Daisy: Harry, why did you align yourself with Queen and Bowie and Prince, only to release something that sounds like a mid-range number from We Will Rock You the musical covered by The Verve covered by David Sneddon from Fame Academy? This whole thing is a reminder that before the tattoos and the STIs and the high fashion spreads, Harry was just one of five lads wearing casual M&S desert boots and performing a cover of "Torn" to Sinnita. It's kind of inescapable, really. Even if he'd released a video of himself screaming gutturally for 20 minutes before smashing some coke live on air, you'd still be thinking, 'yeah but… X Factor.'

Harry's new very serious press shot. Photo by Jamie James Medina via PR

Emma: Given that Harry Styles has been known to make distressing statements such as "Chris Martin is the reason I love music", in my head, this was going to go one of two ways: full Coldplay or full Queen, but it actually drifts somewhere in the middle.

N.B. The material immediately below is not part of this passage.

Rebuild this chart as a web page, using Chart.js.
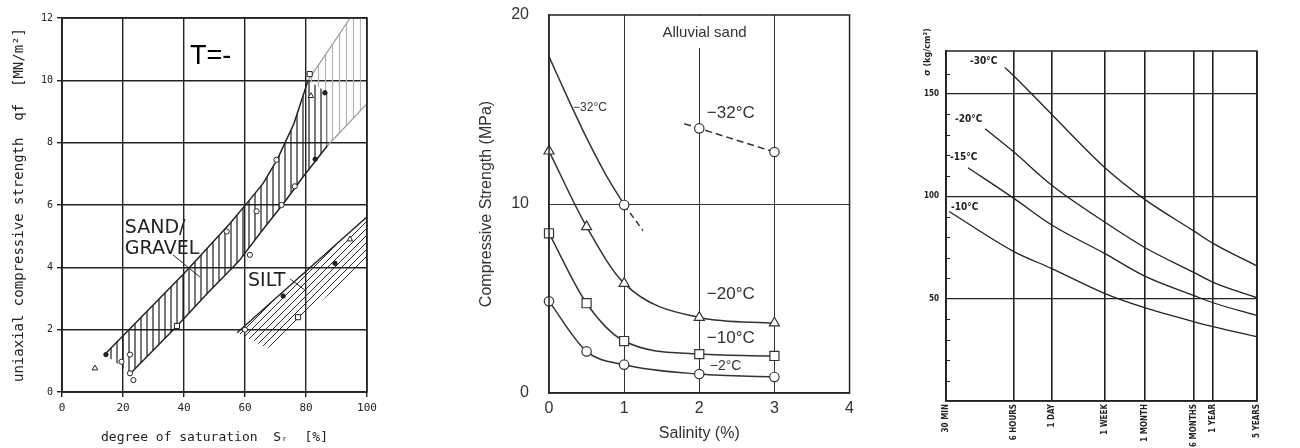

For a song that is nearly six entire minutes long, it doesn't really go anywhere; it introduces the melodies from the offset and just repeats them with additional crash cymbals. My biggest qualm, though, is that there's nothing about this that particularly screams "HARRY STYLES" to me. Anyone from Noel Gallagher to The Walkmen could've released this and I wouldn't be surprised. Still, props for the fact that this is a really weird song to drop in 2017 as a first solo single that isn't a pop banger or about romance. The lyrics sound like the musings of someone who is extremely concerned about climate change. My theory is that the world is definitely going to end in 2017 and only Harry Styles knows about it and wrote this song to play out while we all implode.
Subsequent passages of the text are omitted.